### Short exercise
Look through the data below. Collect every line where the word "matplotlib" occurs.

### Material supplied
====================

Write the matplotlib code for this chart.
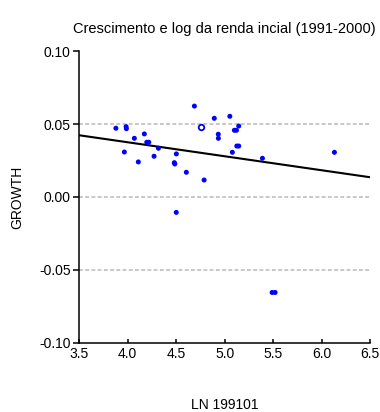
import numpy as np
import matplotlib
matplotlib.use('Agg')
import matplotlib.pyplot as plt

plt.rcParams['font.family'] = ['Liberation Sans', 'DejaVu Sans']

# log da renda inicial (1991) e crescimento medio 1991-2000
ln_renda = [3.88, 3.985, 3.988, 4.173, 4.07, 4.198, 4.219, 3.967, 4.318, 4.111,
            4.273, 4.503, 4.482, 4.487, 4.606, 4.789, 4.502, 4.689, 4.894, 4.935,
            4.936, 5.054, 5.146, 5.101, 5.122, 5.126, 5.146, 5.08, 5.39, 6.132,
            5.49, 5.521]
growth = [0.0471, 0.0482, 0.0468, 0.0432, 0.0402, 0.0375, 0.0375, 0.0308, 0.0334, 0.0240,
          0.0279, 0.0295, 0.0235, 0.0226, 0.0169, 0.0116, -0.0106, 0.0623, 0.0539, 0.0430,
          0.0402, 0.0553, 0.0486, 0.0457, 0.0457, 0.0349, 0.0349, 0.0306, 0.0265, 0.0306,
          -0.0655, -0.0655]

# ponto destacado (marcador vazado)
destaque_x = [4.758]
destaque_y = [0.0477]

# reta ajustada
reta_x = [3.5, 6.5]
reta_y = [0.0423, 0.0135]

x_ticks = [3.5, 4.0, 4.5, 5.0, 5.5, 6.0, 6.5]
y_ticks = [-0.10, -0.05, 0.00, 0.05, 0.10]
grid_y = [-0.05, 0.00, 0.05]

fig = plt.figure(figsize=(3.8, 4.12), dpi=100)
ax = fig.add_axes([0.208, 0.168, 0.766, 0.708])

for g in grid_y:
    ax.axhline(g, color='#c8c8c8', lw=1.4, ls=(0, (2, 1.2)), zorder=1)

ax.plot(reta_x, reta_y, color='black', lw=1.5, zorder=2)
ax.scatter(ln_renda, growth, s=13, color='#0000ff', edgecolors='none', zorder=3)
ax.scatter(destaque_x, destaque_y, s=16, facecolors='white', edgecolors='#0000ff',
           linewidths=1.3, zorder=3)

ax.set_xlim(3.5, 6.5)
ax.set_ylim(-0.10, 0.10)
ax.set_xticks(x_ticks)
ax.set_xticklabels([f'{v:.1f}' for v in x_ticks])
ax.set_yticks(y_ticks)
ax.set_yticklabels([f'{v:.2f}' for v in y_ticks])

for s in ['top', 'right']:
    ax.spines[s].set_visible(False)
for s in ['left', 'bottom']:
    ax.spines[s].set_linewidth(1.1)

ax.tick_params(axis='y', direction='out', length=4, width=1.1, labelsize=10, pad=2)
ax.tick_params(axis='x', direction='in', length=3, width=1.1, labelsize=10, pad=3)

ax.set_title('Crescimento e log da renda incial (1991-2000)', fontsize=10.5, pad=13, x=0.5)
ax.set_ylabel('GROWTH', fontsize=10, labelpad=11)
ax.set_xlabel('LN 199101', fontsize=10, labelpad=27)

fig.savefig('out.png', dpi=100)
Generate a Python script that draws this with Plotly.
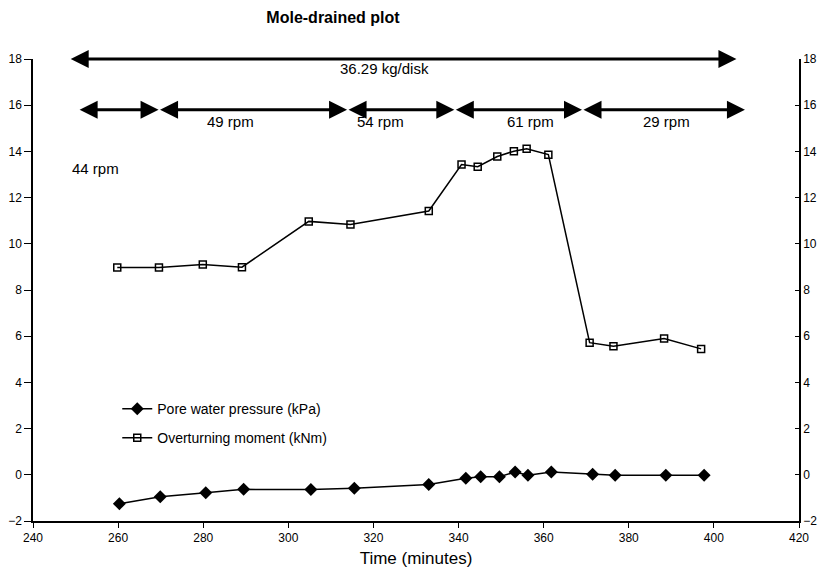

====================

### Problem solution
Write the matplotlib code for this chart.
import matplotlib
matplotlib.use('Agg')
import matplotlib.pyplot as plt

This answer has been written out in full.